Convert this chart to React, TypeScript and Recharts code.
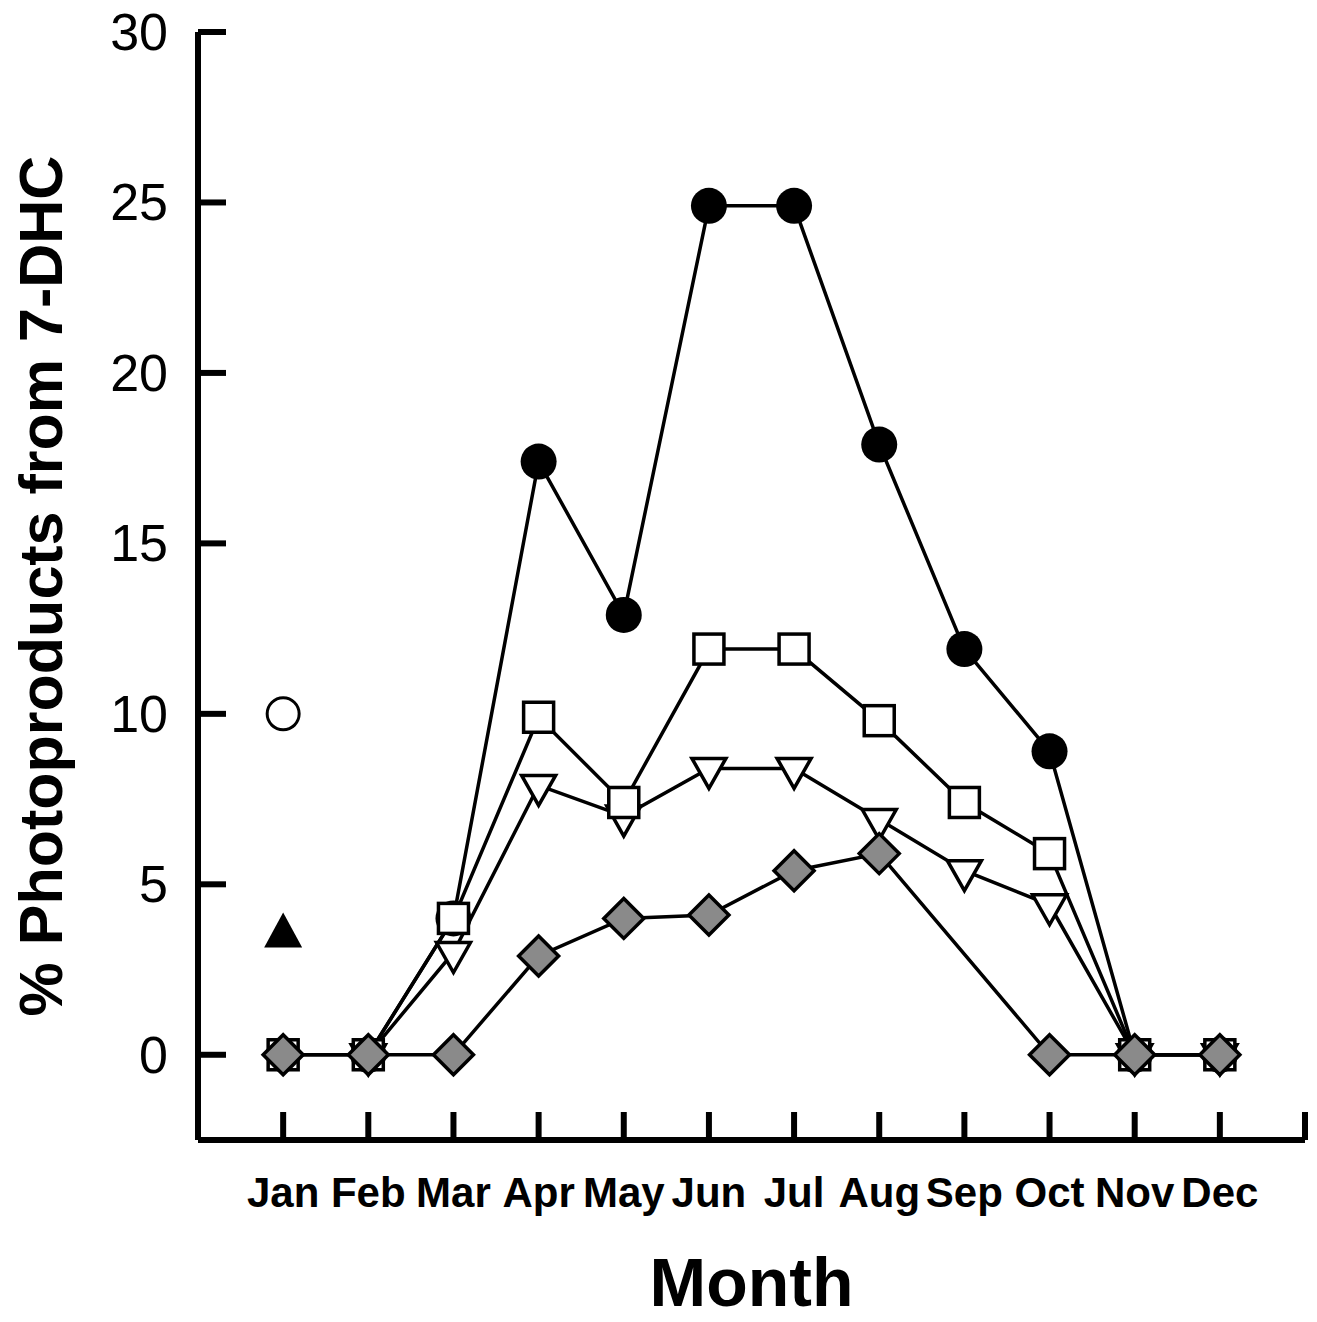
import { LineChart, Line, XAxis, YAxis } from "recharts";

const months = ["Jan", "Feb", "Mar", "Apr", "May", "Jun", "Jul", "Aug", "Sep", "Oct", "Nov", "Dec"];
const filledCircle = [null, 0, 4, 17.4, 12.9, 24.9, 24.9, 17.9, 11.9, 8.9, 0, 0];
const openSquare = [0, 0, 4, 9.9, 7.4, 11.9, 11.9, 9.8, 7.4, 5.9, 0, 0];
const openTriangle = [null, 0, 3, 7.9, 7.0, 8.4, 8.4, 6.9, 5.4, 4.4, 0, 0];
const greyDiamond = [0, 0, 0, 2.9, 4.0, 4.1, 5.4, 5.9, null, 0, 0, 0];
const openCircle = [10, null, null, null, null, null, null, null, null, null, null, null];
const filledTriangle = [3.5, null, null, null, null, null, null, null, null, null, null, null];
const yTicks = [0, 5, 10, 15, 20, 25, 30];
const xTicks = [1, 2, 3, 4, 5, 6, 7, 8, 9, 10, 11, 12, 13];

const data = months.map((m, i) => ({
  m: i + 1,
  name: m,
  circle: filledCircle[i],
  square: openSquare[i],
  tri: openTriangle[i],
  diamond: greyDiamond[i],
  ocircle: openCircle[i],
  ftri: filledTriangle[i],
}));

const FONT = "'Liberation Sans', Arial, Helvetica, sans-serif";
const SW = 3.5;

const makeDot = (kind) => (props) => {
  const { cx, cy, index, value } = props;
  const key = `${kind}-${index}`;
  if (cx == null || cy == null || value == null) return <g key={key} />;
  switch (kind) {
    case "circle":
      return <circle key={key} cx={cx} cy={cy} r={18} fill="#000" />;
    case "ocircle":
      return <circle key={key} cx={cx} cy={cy} r={16} fill="#fff" stroke="#000" strokeWidth={3} />;
    case "square":
      return <rect key={key} x={cx - 15} y={cy - 15} width={30} height={30} fill="#fff" stroke="#000" strokeWidth={SW} />;
    case "tri":
      return (
        <path key={key} d={`M${cx - 17},${cy - 10}L${cx + 17},${cy - 10}L${cx},${cy + 20}Z`}
          fill="#fff" stroke="#000" strokeWidth={SW} strokeLinejoin="miter" />
      );
    case "ftri":
      return <path key={key} d={`M${cx},${cy - 23}L${cx + 19},${cy + 12}L${cx - 19},${cy + 12}Z`} fill="#000" />;
    case "diamond":
      return (
        <path key={key} d={`M${cx},${cy - 20}L${cx + 20},${cy}L${cx},${cy + 20}L${cx - 20},${cy}Z`}
          fill="#8a8a8a" stroke="#000" strokeWidth={SW} />
      );
    default:
      return <g key={key} />;
  }
};

const XTick = (props) => {
  const { x, y, payload } = props;
  const label = months[payload.value - 1] || "";
  return (
    <g>
      <line x1={x} y1={y} x2={x} y2={y - 28} stroke="#000" strokeWidth={6} />
      <text x={x} y={y + 67} textAnchor="middle" fontFamily={FONT} fontWeight="bold" fontSize={42} fill="#000">
        {label}
      </text>
    </g>
  );
};

const YTick = (props) => {
  const { x, y, payload } = props;
  return (
    <g>
      <line x1={x} y1={y} x2={x + 28} y2={y} stroke="#000" strokeWidth={6} />
      <text x={x - 30} y={y} dy={18} textAnchor="end" fontFamily={FONT} fontSize={52} fill="#000">
        {payload.value}
      </text>
    </g>
  );
};

const MonthLabel = (props) => {
  const { viewBox } = props;
  return (
    <text x={viewBox.x + viewBox.width / 2} y={viewBox.y + 166} textAnchor="middle"
      fontFamily={FONT} fontWeight="bold" fontSize={68} fill="#000">
      Month
    </text>
  );
};

const YLabel = (props) => {
  const { viewBox } = props;
  const cy = viewBox.y + viewBox.height / 2;
  return (
    <text x={54} y={cy} transform={`rotate(-90, 54, ${cy})`} textAnchor="middle"
      fontFamily={FONT} fontWeight="bold" fontSize={61} fill="#000">
      % Photoproducts from 7-DHC
    </text>
  );
};

export default function App() {
  return (
    <div style={{ marginTop: -8, marginLeft: 0 }}>
      <LineChart width={1309} height={1322} data={data} margin={{ top: 32, right: 12, left: 0, bottom: 0 }}>
        <XAxis
          dataKey="m"
          type="number"
          domain={[0, 13]}
          ticks={xTicks}
          interval={0}
          height={182}
          tickLine={false}
          tickSize={0}
          tickMargin={0}
          axisLine={{ stroke: "#000", strokeWidth: 6 }}
          tick={<XTick />}
          label={{ content: MonthLabel }}
        />
        <YAxis
          type="number"
          domain={[-2.5, 30]}
          ticks={yTicks}
          interval={0}
          width={190}
          tickLine={false}
          tickSize={0}
          tickMargin={0}
          axisLine={{ stroke: "#000", strokeWidth: 6 }}
          tick={<YTick />}
          label={{ content: YLabel }}
        />
        <Line dataKey="circle" stroke="#000" strokeWidth={SW} dot={makeDot("circle")} isAnimationActive={false} />
        <Line dataKey="tri" stroke="#000" strokeWidth={SW} dot={makeDot("tri")} isAnimationActive={false} />
        <Line dataKey="square" stroke="#000" strokeWidth={SW} dot={makeDot("square")} isAnimationActive={false} />
        <Line dataKey="diamond" stroke="#000" strokeWidth={SW} connectNulls dot={makeDot("diamond")} isAnimationActive={false} />
        <Line dataKey="ocircle" stroke="none" dot={makeDot("ocircle")} isAnimationActive={false} />
        <Line dataKey="ftri" stroke="none" dot={makeDot("ftri")} isAnimationActive={false} />
      </LineChart>
    </div>
  );
}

====

--- What you should do ---
Exactly reproduce the run of lines from the start of the listing through the line with "Line, XAxis, YAxis", inclusive; pictures are not copied.

--- Output of the exercise ---
Convert this chart to React, TypeScript and Recharts code.
import { LineChart, Line, XAxis, YAxis } from "recharts";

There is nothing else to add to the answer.